*Dataset excerpts*.
————————
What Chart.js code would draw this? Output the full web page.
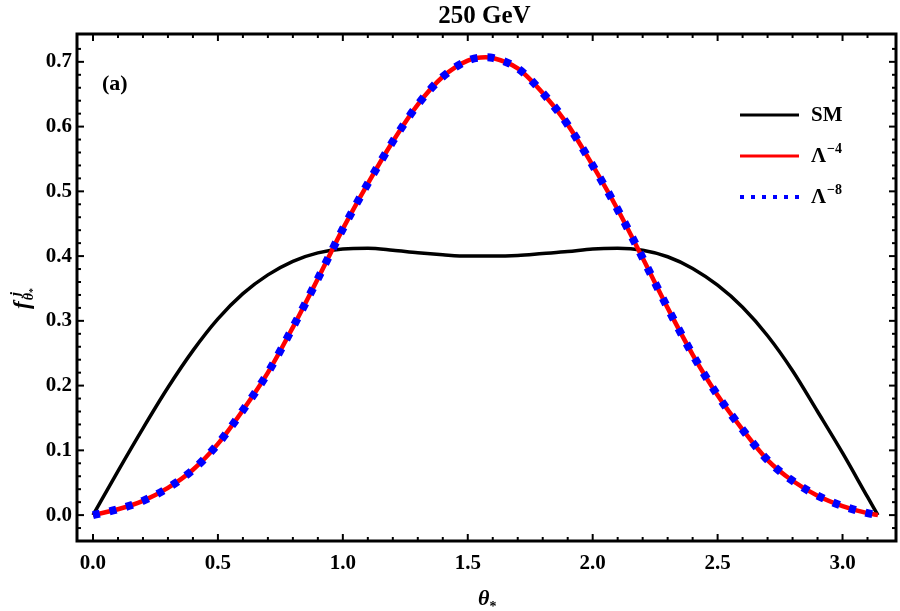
————————
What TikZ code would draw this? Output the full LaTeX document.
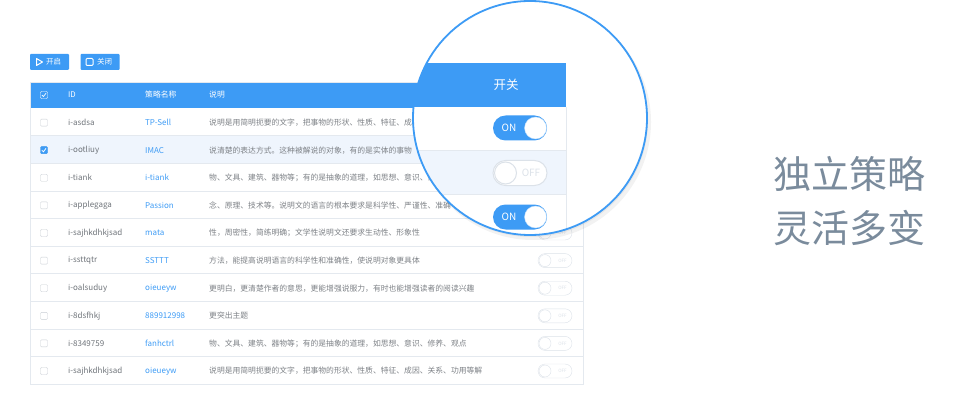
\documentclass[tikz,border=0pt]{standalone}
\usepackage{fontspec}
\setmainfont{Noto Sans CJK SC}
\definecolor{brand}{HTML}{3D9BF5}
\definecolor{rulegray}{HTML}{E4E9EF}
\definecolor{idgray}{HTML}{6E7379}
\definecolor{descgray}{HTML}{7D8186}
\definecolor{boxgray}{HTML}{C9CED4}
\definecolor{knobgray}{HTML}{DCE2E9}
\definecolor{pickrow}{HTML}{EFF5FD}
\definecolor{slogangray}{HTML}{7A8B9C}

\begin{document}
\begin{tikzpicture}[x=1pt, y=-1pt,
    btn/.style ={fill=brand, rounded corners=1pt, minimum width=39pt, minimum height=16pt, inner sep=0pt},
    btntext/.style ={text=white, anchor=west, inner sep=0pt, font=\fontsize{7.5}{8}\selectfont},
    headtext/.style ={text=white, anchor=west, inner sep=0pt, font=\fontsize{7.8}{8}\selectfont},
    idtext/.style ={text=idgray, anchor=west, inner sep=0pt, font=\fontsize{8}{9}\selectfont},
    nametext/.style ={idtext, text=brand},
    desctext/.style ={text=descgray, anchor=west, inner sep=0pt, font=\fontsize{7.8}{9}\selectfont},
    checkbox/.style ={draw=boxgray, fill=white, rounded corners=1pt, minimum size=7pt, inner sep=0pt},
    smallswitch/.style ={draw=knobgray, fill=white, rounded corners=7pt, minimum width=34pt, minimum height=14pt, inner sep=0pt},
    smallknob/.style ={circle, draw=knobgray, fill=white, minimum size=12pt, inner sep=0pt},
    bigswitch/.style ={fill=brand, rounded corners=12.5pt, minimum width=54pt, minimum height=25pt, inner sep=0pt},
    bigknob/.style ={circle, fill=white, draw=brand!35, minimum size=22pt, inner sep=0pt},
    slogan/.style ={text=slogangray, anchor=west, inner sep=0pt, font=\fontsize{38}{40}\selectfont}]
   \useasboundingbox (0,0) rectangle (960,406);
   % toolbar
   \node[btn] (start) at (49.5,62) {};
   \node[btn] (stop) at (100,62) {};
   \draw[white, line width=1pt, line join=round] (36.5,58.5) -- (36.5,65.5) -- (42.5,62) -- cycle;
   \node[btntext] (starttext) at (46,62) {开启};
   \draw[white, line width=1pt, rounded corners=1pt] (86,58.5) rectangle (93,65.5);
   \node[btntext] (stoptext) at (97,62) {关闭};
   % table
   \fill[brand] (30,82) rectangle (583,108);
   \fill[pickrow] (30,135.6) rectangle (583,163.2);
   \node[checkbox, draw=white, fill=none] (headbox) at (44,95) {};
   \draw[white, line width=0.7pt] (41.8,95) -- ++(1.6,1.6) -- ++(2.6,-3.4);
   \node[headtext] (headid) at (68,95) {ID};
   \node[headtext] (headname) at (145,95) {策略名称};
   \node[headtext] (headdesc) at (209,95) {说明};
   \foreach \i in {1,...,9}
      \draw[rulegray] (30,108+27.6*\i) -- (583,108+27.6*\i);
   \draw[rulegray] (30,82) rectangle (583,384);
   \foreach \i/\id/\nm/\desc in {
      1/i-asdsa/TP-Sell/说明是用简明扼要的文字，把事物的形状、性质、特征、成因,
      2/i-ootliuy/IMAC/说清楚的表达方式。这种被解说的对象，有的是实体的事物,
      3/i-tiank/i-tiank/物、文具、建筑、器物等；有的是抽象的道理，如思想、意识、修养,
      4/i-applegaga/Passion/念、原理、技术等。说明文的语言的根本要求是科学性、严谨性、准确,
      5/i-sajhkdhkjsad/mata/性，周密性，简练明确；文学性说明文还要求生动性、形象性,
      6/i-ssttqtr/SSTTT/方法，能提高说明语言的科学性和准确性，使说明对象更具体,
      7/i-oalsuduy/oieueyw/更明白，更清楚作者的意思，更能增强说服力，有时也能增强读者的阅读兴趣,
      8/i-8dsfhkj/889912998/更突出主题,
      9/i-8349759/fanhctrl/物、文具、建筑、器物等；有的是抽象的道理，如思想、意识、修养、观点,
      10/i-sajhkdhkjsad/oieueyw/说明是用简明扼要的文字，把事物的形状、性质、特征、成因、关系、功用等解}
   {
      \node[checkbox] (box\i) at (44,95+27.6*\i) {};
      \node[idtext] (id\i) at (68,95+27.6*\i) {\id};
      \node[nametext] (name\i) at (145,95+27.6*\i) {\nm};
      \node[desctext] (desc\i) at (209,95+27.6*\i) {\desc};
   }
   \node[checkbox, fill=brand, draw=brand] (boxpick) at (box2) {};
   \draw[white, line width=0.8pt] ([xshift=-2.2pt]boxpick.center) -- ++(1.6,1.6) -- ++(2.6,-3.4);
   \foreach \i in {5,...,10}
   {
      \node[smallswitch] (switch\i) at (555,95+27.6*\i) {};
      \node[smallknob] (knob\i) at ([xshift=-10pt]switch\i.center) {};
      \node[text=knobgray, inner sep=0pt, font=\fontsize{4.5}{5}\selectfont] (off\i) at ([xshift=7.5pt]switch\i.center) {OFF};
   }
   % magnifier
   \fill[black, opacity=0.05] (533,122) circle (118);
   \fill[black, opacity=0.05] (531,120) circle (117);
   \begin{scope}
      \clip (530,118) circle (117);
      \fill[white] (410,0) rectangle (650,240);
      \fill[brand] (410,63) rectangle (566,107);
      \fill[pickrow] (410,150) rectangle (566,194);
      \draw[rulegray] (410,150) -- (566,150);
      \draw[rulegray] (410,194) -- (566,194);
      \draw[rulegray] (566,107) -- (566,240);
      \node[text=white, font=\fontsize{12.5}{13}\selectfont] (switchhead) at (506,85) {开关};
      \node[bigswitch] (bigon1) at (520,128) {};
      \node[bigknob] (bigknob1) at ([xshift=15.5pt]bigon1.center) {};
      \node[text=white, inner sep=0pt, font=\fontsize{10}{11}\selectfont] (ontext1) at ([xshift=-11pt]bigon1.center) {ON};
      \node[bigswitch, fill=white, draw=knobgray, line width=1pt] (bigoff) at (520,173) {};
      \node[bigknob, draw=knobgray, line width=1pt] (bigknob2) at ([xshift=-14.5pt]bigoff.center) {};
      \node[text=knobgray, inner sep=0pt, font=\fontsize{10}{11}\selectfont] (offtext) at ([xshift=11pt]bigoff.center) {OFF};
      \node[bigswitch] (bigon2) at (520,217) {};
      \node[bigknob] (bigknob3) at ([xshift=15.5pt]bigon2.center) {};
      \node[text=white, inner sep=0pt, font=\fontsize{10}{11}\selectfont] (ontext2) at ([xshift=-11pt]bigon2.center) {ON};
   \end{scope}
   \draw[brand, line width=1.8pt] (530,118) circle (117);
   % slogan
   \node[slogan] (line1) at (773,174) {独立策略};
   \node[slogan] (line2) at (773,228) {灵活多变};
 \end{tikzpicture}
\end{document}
————————
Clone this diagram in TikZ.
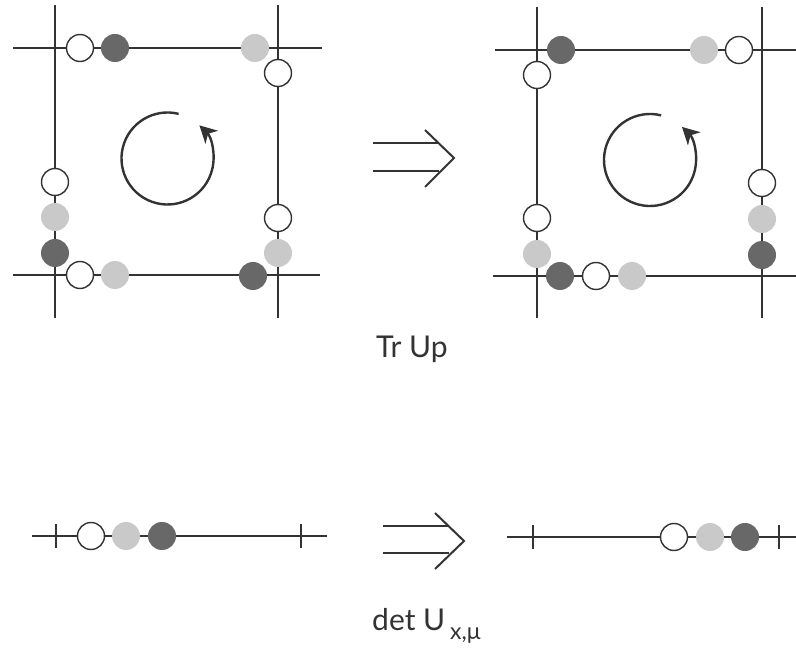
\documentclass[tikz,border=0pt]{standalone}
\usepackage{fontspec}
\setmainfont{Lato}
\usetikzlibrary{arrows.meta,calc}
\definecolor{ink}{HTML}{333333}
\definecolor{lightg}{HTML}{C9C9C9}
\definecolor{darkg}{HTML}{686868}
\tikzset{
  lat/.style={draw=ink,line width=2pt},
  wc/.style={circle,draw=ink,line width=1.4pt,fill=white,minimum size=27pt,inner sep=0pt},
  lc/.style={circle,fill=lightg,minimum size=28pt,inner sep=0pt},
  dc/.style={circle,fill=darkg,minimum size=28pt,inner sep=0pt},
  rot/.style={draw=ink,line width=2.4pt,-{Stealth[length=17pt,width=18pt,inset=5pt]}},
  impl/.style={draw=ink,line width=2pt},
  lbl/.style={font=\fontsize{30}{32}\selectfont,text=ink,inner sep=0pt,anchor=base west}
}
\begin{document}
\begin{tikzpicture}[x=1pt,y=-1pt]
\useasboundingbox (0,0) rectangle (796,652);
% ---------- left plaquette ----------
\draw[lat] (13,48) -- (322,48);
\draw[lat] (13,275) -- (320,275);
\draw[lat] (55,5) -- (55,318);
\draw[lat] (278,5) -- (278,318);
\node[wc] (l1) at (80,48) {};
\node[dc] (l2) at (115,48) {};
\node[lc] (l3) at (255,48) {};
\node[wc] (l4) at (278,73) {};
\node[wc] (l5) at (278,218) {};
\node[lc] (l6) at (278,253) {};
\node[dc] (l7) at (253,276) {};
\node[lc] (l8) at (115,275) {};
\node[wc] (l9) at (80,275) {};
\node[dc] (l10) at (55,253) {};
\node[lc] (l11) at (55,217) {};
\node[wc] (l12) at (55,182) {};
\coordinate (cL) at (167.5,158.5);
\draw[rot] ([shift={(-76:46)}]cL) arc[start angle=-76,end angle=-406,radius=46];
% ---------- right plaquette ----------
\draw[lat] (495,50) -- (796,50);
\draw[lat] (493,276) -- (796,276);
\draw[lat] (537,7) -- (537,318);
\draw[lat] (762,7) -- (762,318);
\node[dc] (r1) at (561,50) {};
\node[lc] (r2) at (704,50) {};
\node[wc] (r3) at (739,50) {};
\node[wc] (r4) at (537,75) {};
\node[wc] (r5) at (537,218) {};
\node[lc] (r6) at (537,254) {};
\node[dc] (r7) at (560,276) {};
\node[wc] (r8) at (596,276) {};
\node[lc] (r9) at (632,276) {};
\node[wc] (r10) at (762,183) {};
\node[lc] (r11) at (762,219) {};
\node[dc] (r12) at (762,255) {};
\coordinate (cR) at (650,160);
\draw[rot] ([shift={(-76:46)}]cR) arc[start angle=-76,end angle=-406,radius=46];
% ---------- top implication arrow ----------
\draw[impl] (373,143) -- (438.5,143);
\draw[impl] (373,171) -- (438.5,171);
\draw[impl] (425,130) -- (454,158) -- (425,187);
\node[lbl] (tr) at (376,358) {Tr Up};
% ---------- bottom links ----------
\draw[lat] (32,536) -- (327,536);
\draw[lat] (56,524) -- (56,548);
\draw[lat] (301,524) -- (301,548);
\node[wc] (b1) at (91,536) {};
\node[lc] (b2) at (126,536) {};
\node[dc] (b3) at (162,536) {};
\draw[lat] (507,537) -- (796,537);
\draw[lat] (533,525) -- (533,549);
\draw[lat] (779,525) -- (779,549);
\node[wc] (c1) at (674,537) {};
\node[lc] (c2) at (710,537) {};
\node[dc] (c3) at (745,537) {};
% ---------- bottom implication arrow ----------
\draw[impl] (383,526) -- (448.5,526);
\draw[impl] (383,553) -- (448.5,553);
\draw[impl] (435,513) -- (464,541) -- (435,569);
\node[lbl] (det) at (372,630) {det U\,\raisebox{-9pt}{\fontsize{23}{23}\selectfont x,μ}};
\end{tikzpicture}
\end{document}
————————
*Given request*. The answer is a single number: how many lines include the word "this"?

*Response below*. 3